Me encargaron un artículo sobre Ingmar Bergman antes del verano, y su reciente muerte ha puesto aún más de actualidad el monográfico que la revista El Fingidor, de la Universidad de Granada planea dedicarle.
Decidí hacerlo sobre “Pasión”, una de sus mejores películas, pese a que no cuenta con la aureola de “Fanny y Alexander” o “Secretos de un matrimonio”.
Confieso que me ha costado escribir sobre el gran maestro sueco, pese a que me fascina su escritura dramática, su dirección de actores, y la planificación de las escenas. Pero es que Bergman, a pesar de su colosal talento, trasmite un mensaje contra el cual hay algo que se revuelve en mi interior. No es únicamente por su pesimismo sobre las relaciones humanas, su desconfianza en la fuerza redentora de los sentimientos, es que al final de cada una de esas escenas tan magníficamente filmadas me queda la sensación de que Bergman se ha dejado algo fuera. Que ha omitido un pulso fundamental de sus personajes, ese instante en que se permitieron un gesto de grandeza, de ilusión o de sacrificio, que contradice o al menos justifica todo lo anterior. No somos ángeles, cierto, pero el príncipe de la oscuridad que Bergman dibuja tampoco me parece fidedigno.

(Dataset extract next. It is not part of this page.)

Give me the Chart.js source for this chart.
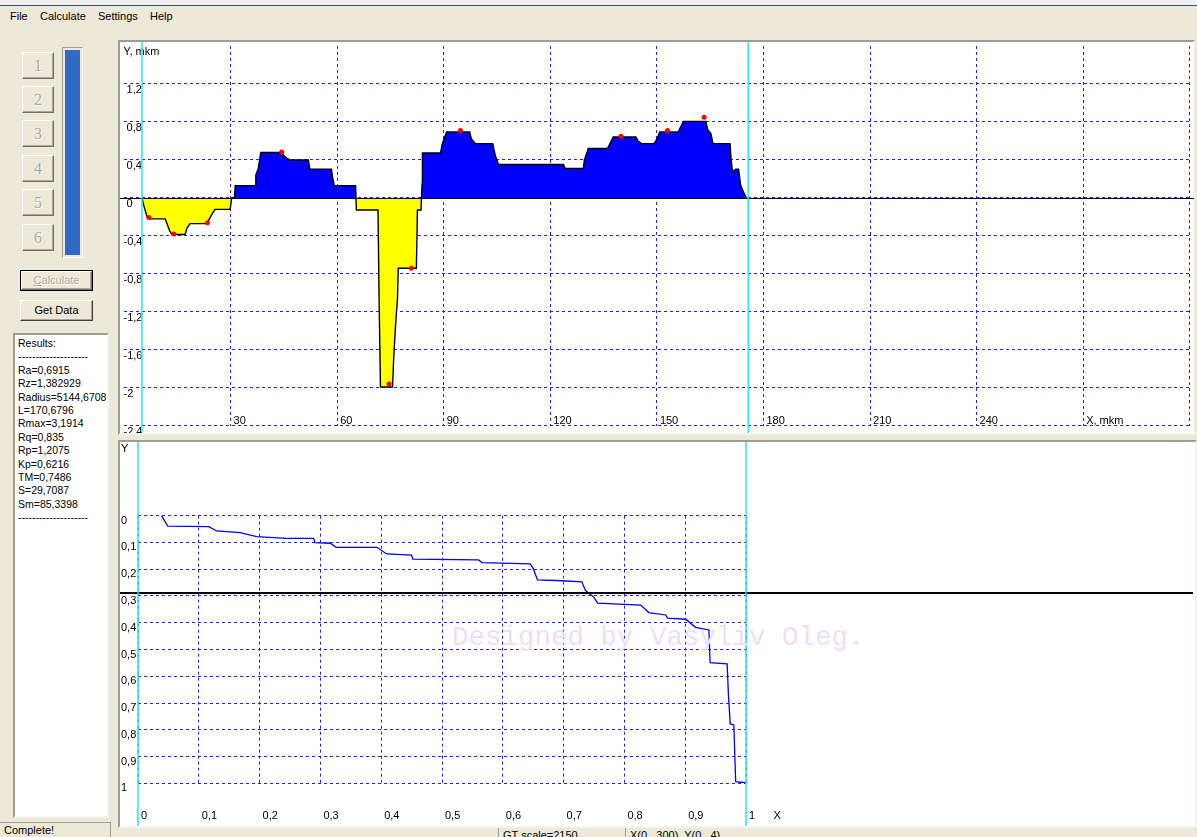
<!DOCTYPE html>
<html><head><meta charset="utf-8">
<script src="https://cdn.jsdelivr.net/npm/chart.js@4/dist/chart.umd.min.js"></script>
<style>
html,body{margin:0;padding:0;}
body{width:1197px;height:837px;overflow:hidden;background:#ECE9D8;position:relative;font-family:"Liberation Sans",Arial,sans-serif;font-size:11px;color:#000;}
.a{position:absolute;}
.menu span{position:absolute;top:10px;}
.btn{position:absolute;box-sizing:border-box;background:#ECE9D8;border:1px solid;border-color:#fff #716f64 #716f64 #fff;box-shadow:inset -1px -1px 0 #aca899;text-align:center;}
.num{font-family:"Liberation Serif","DejaVu Serif",serif;font-size:16px;color:#aca899;text-shadow:1px 1px 0 #fff;line-height:25px;}
.panel{position:absolute;box-sizing:border-box;background:#fff;border:2px solid;border-color:#9d9d92 #f4f3ee #f4f3ee #9d9d92;}
.res div{height:13.4px;line-height:13.4px;white-space:nowrap;}
canvas{position:absolute;}
</style></head><body>
<div class="a" style="left:0;top:0;width:1197px;height:5px;background:#f3f2ec"></div>
<div class="a" style="left:0;top:5px;width:1197px;height:1px;background:#2452b8"></div>
<div class="menu">
  <span style="left:10px">File</span>
  <span style="left:40px">Calculate</span>
  <span style="left:98px">Settings</span>
  <span style="left:150px">Help</span>
</div>

<div class="btn num" style="left:22px;top:52px;width:32px;height:27px">1</div>
<div class="btn num" style="left:22px;top:86px;width:32px;height:27px">2</div>
<div class="btn num" style="left:22px;top:120px;width:32px;height:27px">3</div>
<div class="btn num" style="left:22px;top:155px;width:32px;height:27px">4</div>
<div class="btn num" style="left:22px;top:189px;width:32px;height:27px">5</div>
<div class="btn num" style="left:22px;top:224px;width:32px;height:27px">6</div>
<div class="a" style="left:62px;top:47px;width:21px;height:211px;box-sizing:border-box;border:1px solid;border-color:#9d9d92 #fff #fff #9d9d92;padding:2px;background:#ECE9D8"><div style="width:100%;height:100%;background:#316AC5"></div></div>

<div class="a" style="left:20px;top:270px;width:73px;height:21px;box-sizing:border-box;border:1px solid #000;">
  <div class="btn" style="left:0;top:0;width:71px;height:19px;line-height:17px;color:#aca899;text-shadow:1px 1px 0 #fff"><u>C</u>alculate</div>
</div>
<div class="btn" style="left:20px;top:300px;width:73px;height:21px;line-height:19px;border-color:#fff #404040 #404040 #fff;box-shadow:inset -1px -1px 0 #aca899">Get Data</div>

<div class="a res" style="left:13px;top:333px;width:96px;height:485px;box-sizing:border-box;border:2px solid;border-color:#9d9d92 #f4f3ee #f4f3ee #9d9d92;background:#fff;overflow:hidden;padding:2px 0 0 3px;font-size:10.5px">
  <div>Results:</div>
  <div>--------------------</div>
  <div>Ra=0,6915</div>
  <div>Rz=1,382929</div>
  <div>Radius=5144,6708</div>
  <div>L=170,6796</div>
  <div>Rmax=3,1914</div>
  <div>Rq=0,835</div>
  <div>Rp=1,2075</div>
  <div>Kp=0,6216</div>
  <div>TM=0,7486</div>
  <div>S=29,7087</div>
  <div>Sm=85,3398</div>
  <div>--------------------</div>
</div>

<div class="a" style="left:0;top:822px;width:111px;height:15px;box-sizing:border-box;border-top:1px solid #9d9d92;border-right:1px solid #9d9d92;"></div>
<div class="a" style="left:4px;top:824px;">Complete!</div>
<div class="a" style="left:498px;top:826px;width:1px;height:11px;background:#9d9d92"></div>
<div class="a" style="left:625px;top:826px;width:1px;height:11px;background:#9d9d92"></div>
<div class="a" style="left:503px;top:829px;white-space:nowrap">GT scale=2150</div>
<div class="a" style="left:630px;top:829px;white-space:nowrap">X(0...300), Y(0...4)</div>

<div class="panel" style="left:118px;top:40px;width:1077px;height:395px"></div>
<canvas id="top" width="1074" height="391" style="left:120px;top:42px"></canvas>

<div class="panel" style="left:118px;top:440px;width:1079px;height:388px"></div>
<canvas id="bot" width="1073" height="384" style="left:120px;top:442px"></canvas>
<div class="a" style="left:121px;top:442px">Y</div>
<div class="a" style="left:452px;top:623px;font-family:'Liberation Mono','Courier New',monospace;font-size:27.5px;line-height:30px;color:#f0dcf8;white-space:nowrap">Designed by Vasyliv Oleg.</div>

<script>
// ---------- top chart: profile ----------
const topXTicks = [0, 30, 60, 90, 120, 150, 180, 210, 240, 270, 300];
const topXLabels = ['', '30', '60', '90', '120', '150', '180', '210', '240', 'X, mkm', ''];
const topYTicks = [-2.4, -2, -1.6, -1.2, -0.8, -0.4, 0, 0.4, 0.8, 1.2, 1.6];
const topYLabels = ['-2,4', '-2', '-1,6', '-1,2', '-0,8', '-0,4', ' 0', ' 0,4', ' 0,8', ' 1,2', 'Y, mkm'];

const profileX = [5.06, 5.5, 6.5, 7.0, 11.6, 12.4, 12.9, 13.5, 17.2, 17.7, 18.6, 23.3, 24.2, 24.7, 25.6, 29.9, 30.3,
  31.1, 31.3, 36.9, 37.1, 37.8, 38.5, 44.4, 44.9, 45.8, 46.7, 51.9, 52.3, 58.4, 58.7, 59.2, 65.2, 65.4,
  71.5, 71.8, 72.2, 75.6, 75.9, 76.4, 77.0, 77.2, 82.3, 82.6, 83.6, 83.9, 84.0,
  89.1, 89.6, 90.8, 97.3, 97.8, 98.9, 103.8, 104.5, 105.4, 123.7, 124.2, 129.3, 129.6, 130.7, 136.1, 136.8, 137.7,
  144.1, 144.7, 145.7, 149.2, 150.0, 150.8, 156.0, 156.7, 157.5, 163.8, 164.3, 165.2, 165.8, 170.6, 170.9, 171.3,
  172.2, 173.0, 173.6, 174.3, 175.2];
const profileY = [0, -0.07, -0.20, -0.22, -0.22, -0.30, -0.35, -0.385, -0.385, -0.32, -0.27, -0.27, -0.21, -0.175, -0.12, -0.12, 0,
  0, 0.129, 0.129, 0.24, 0.31, 0.478, 0.478, 0.45, 0.42, 0.40, 0.40, 0.304, 0.304, 0.22, 0.129, 0.129, -0.126,
  -0.126, -1.05, -1.99, -1.99, -1.70, -1.365, -1.05, -0.74, -0.74, -0.126, -0.126, 0.15, 0.474,
  0.474, 0.572, 0.694, 0.694, 0.62, 0.572, 0.572, 0.45, 0.352, 0.352, 0.31, 0.31, 0.40, 0.52, 0.52, 0.572, 0.642,
  0.642, 0.60, 0.572, 0.572, 0.62, 0.694, 0.694, 0.75, 0.806, 0.806, 0.72, 0.677, 0.572, 0.572, 0.40, 0.275,
  0.304, 0.304, 0.13, 0.07, 0];
const peakX = [7.0, 14.0, 23.5, 44.4, 74.6, 80.9, 94.7, 139.9, 153.0, 163.3];
const peakY = [-0.205, -0.38, -0.26, 0.485, -1.96, -0.74, 0.71, 0.65, 0.71, 0.85];
const profileBounds = [5.06, 175.7];
const profileZero = [0];

// ---------- bottom chart: bearing curve ----------
const botXTicks = [0, 0.1, 0.2, 0.3, 0.4, 0.5, 0.6, 0.7, 0.8, 0.9, 1];
const botXLabels = ['0', '0,1', '0,2', '0,3', '0,4', '0,5', '0,6', '0,7', '0,8', '0,9', '1      X'];
const botYTicks = [0, 0.1, 0.2, 0.3, 0.4, 0.5, 0.6, 0.7, 0.8, 0.9, 1];
const botYLabels = ['0', '0,1', '0,2', '0,3', '0,4', '0,5', '0,6', '0,7', '0,8', '0,9', '1'];
const bearingX = [0.0385, 0.049, 0.1165, 0.129, 0.168, 0.195, 0.245, 0.289, 0.291, 0.316, 0.326, 0.393, 0.409, 0.45, 0.452,
  0.56, 0.566, 0.645, 0.65, 0.657, 0.697, 0.73, 0.736, 0.75, 0.756, 0.827, 0.84, 0.868, 0.871, 0.901, 0.917, 0.939,
  0.941, 0.969, 0.971, 0.974, 0.98, 0.983, 0.9995];
const bearingY = [0.0, 0.039, 0.041, 0.057, 0.063, 0.078, 0.085, 0.085, 0.101, 0.103, 0.118, 0.118, 0.143, 0.147, 0.162,
  0.165, 0.175, 0.18, 0.197, 0.24, 0.243, 0.247, 0.28, 0.305, 0.327, 0.334, 0.362, 0.371, 0.383, 0.387, 0.417, 0.427,
  0.549, 0.554, 0.664, 0.778, 0.782, 0.994, 0.998];
const bearingBounds = [0, 1];
const cutLevel = [0.289];

const FONT = {family: "'Liberation Sans', Arial, sans-serif", size: 11};
const GRID = '#1f1fff';

function fixSize(w, h) {
  return s => {
    if (w !== null) s.width = w;
    if (h !== null) s.height = h;
    s.paddingLeft = 0; s.paddingRight = 0; s.paddingTop = 0; s.paddingBottom = 0;
  };
}
// grid line hidden under the panel frame for the given edge value
function gridExcept(edge) {
  return ctx => (ctx.tick && ctx.tick.value === edge) ? 'rgba(0,0,0,0)' : GRID;
}

const guideLines = {
  id: 'guideLines',
  afterDatasetsDraw(chart, args, opts) {
    const ctx = chart.ctx;
    ctx.save();
    ctx.setLineDash([]);
    (opts.h || []).forEach(l => {
      l.values.forEach(v => {
        let y = chart.scales.y.getPixelForValue(v);
        y = l.width % 2 ? Math.round(y) + 0.5 : Math.round(y);
        ctx.strokeStyle = l.color; ctx.lineWidth = l.width;
        ctx.beginPath(); ctx.moveTo(0, y); ctx.lineTo(chart.width, y); ctx.stroke();
      });
    });
    (opts.v || []).forEach(l => {
      l.values.forEach(v => {
        const x = chart.scales.x.getPixelForValue(v);
        ctx.strokeStyle = l.color; ctx.lineWidth = l.width;
        ctx.beginPath(); ctx.moveTo(x, 0); ctx.lineTo(x, chart.height); ctx.stroke();
      });
    });
    ctx.restore();
  }
};

new Chart(document.getElementById('top'), {
  type: 'line',
  data: {
    datasets: [
      {data: peakX.map((x, i) => ({x, y: peakY[i]})), showLine: false, pointRadius: 2.5, pointBackgroundColor: '#ff0000', pointBorderWidth: 0},
      {data: profileX.map((x, i) => ({x, y: profileY[i]})), borderColor: '#000', borderWidth: 1.4, pointRadius: 0, tension: 0,
       fill: {target: 'origin', above: '#0000ff', below: '#ffff00'}}
    ]
  },
  options: {
    responsive: false, animation: false, devicePixelRatio: 1,
    layout: {padding: {left: 2.25, top: 1.8, right: 4.25, bottom: 7.1}},
    plugins: {legend: {display: false}, tooltip: {enabled: false},
      guideLines: {h: [{values: profileZero, color: '#000', width: 1}], v: [{values: profileBounds, color: '#22e6ff', width: 1.5}]}},
    scales: {
      x: {type: 'linear', min: 0, max: 300,
        afterFit: fixSize(null, 0),
        afterBuildTicks: s => { s.ticks = topXTicks.map(v => ({value: v})); },
        grid: {color: gridExcept(topXTicks[0]), lineWidth: 1, drawTicks: false},
        border: {display: false, dash: [3, 3]},
        ticks: {autoSkip: false, maxRotation: 0, mirror: true, padding: -2, align: 'start', labelOffset: 3, color: '#000', font: FONT,
          callback: (v, i) => topXLabels[i]}},
      y: {type: 'linear', min: -2.4, max: 1.6,
        afterFit: fixSize(0, null),
        afterBuildTicks: s => { s.ticks = topYTicks.map(v => ({value: v})); },
        grid: {color: gridExcept(topYTicks[topYTicks.length - 1]), lineWidth: 1, drawTicks: false},
        border: {display: false, dash: [3, 3]},
        ticks: {autoSkip: false, mirror: true, padding: -0.5, labelOffset: 6, color: '#000', font: FONT,
          callback: (v, i) => topYLabels[i]}}
    }
  },
  plugins: [guideLines]
});

new Chart(document.getElementById('bot'), {
  type: 'line',
  data: {
    datasets: [
      {data: bearingX.map((x, i) => ({x, y: bearingY[i]})), borderColor: '#0000ff', borderWidth: 1.3, pointRadius: 0, tension: 0, fill: false}
    ]
  },
  options: {
    responsive: false, animation: false, devicePixelRatio: 1,
    layout: {padding: {left: 1, top: 73.7, right: 447, bottom: 0}},
    plugins: {legend: {display: false}, tooltip: {enabled: false},
      guideLines: {h: [{values: cutLevel, color: '#000', width: 2}], v: [{values: bearingBounds, color: '#22e6ff', width: 1.5}]}},
    scales: {
      x: {type: 'linear', min: 0, max: 1,
        afterFit: fixSize(null, 42.7),
        afterBuildTicks: s => { s.ticks = botXTicks.map(v => ({value: v})); },
        grid: {color: GRID, lineWidth: 1, drawTicks: false},
        border: {display: false, dash: [3, 3]},
        ticks: {autoSkip: false, maxRotation: 0, padding: 26, align: 'start', labelOffset: 3, color: '#000', font: FONT,
          callback: (v, i) => botXLabels[i]}},
      y: {type: 'linear', min: 0, max: 1, reverse: true,
        afterFit: fixSize(17, null),
        afterBuildTicks: s => { s.ticks = botYTicks.map(v => ({value: v})); },
        grid: {color: GRID, lineWidth: 1, drawTicks: false},
        border: {display: false, dash: [3, 3]},
        ticks: {autoSkip: false, crossAlign: 'far', padding: 0, labelOffset: 5, color: '#000', font: FONT,
          callback: (v, i) => botYLabels[i]}}
    }
  },
  plugins: [guideLines]
});
</script>
</body></html>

Puede que nuestra modernidad necesitase un cineasta de la talla de I. Bergman para mostrarnos los rincones más oscuros del mundo de la pasión y los sentimientos, pero si en nuestro interior habitase únicamente el caudal de confusión y malestar que él muestra en sus películas, no tendría el menor mérito estar vivo. Y eso es algo que no me gustaría tener que aceptar.